HS-PS1-1. Use the periodic table as a model to predict the relative properties of elements based on the patterns of electrons in the outermost energy level of atoms.

Disciplinary Core Ideas

PS1.A: Structure and Properties of Matter

  • Each atom has a charged sub-structure consisting of a nucleus, which is made of protons and neutrons, surrounded by electrons. (HS-PS1-1)
  • The periodic table orders elements horizontally by the number of protons in the atom's nucleus and places those with similar chemical properties in columns. The repeating patterns of this table reflect patterns of outer electron states. (HS-PS1-1), (HS-PS1-2)
Students apply what they have learned about protons, neutrons, and electrons to play a game to begin to learn about the structure of the periodic table. Students focus mainly on the meaning of atomic number, atomic mass, and the number of protons, neutrons, and electrons in an atom on the periodic table.

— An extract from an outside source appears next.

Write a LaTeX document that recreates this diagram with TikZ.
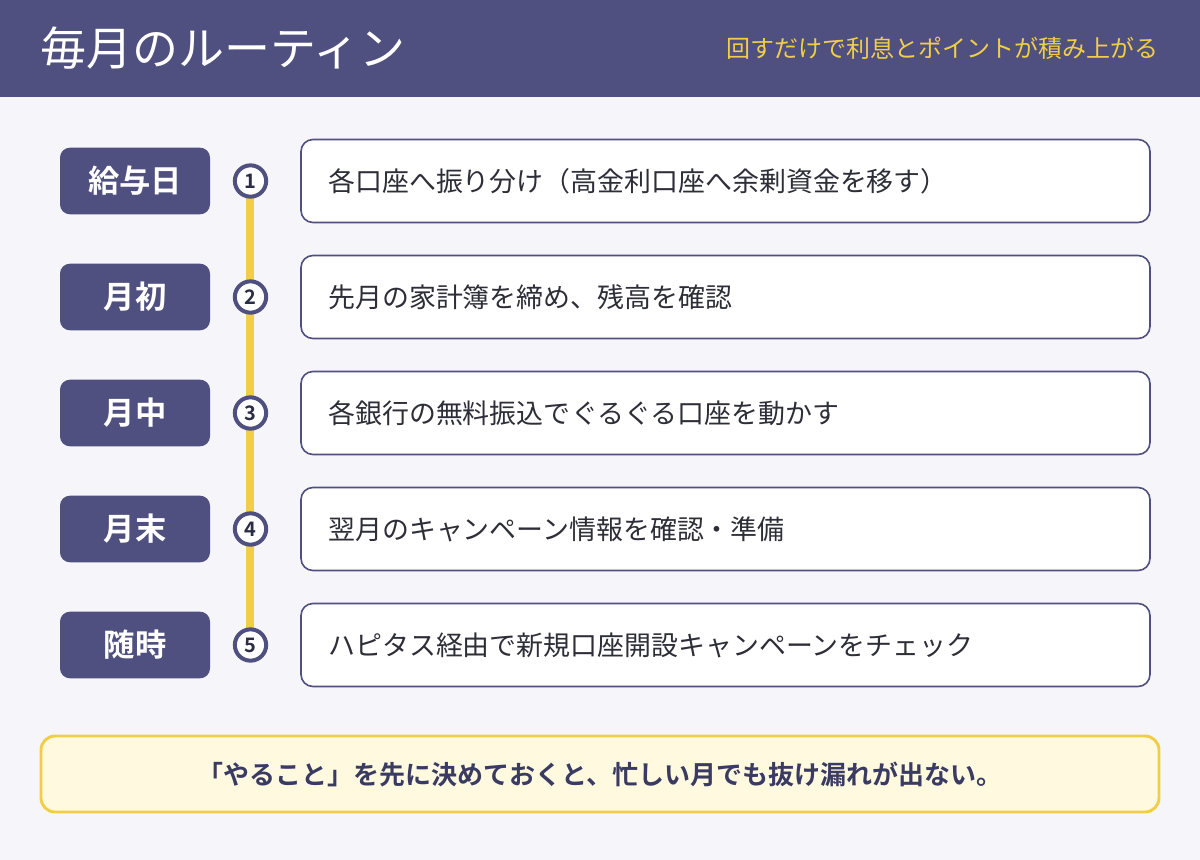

Science and Engineering Practices

Developing and Using Models

  • Develop a model to predict and/or describe phenomena. (MS-PS1-1)
  • Use a model to predict the relationships between systems or between components of a system. (HS-PS1-1)
Students use information from the periodic table such as atomic number and atomic mass as a type of model to represent an element. Students see that the number of protons equals the number of electrons in an atom. Students also see that the number of protons and the atomic mass can be used to determine the number of neutrons the element is likely to have. .

Crosscutting Concepts

Patterns

  • Different patterns may be observed at each of the scales at which a system is studied and can provide evidence for causality in explanations of phenomena. (HS-PS1-1), (HS-PS1-3)
Students will observe patterns in the way that each new element in the periodic table has one more proton than the element before. Students will also see that the number of electrons always equals the number of protons in an element on the periodic table. Students will see that they can always determine the number of neutrons an element is likely to have by determining what number they need to add to the atomic number (number of protons) to get close to the atomic mass.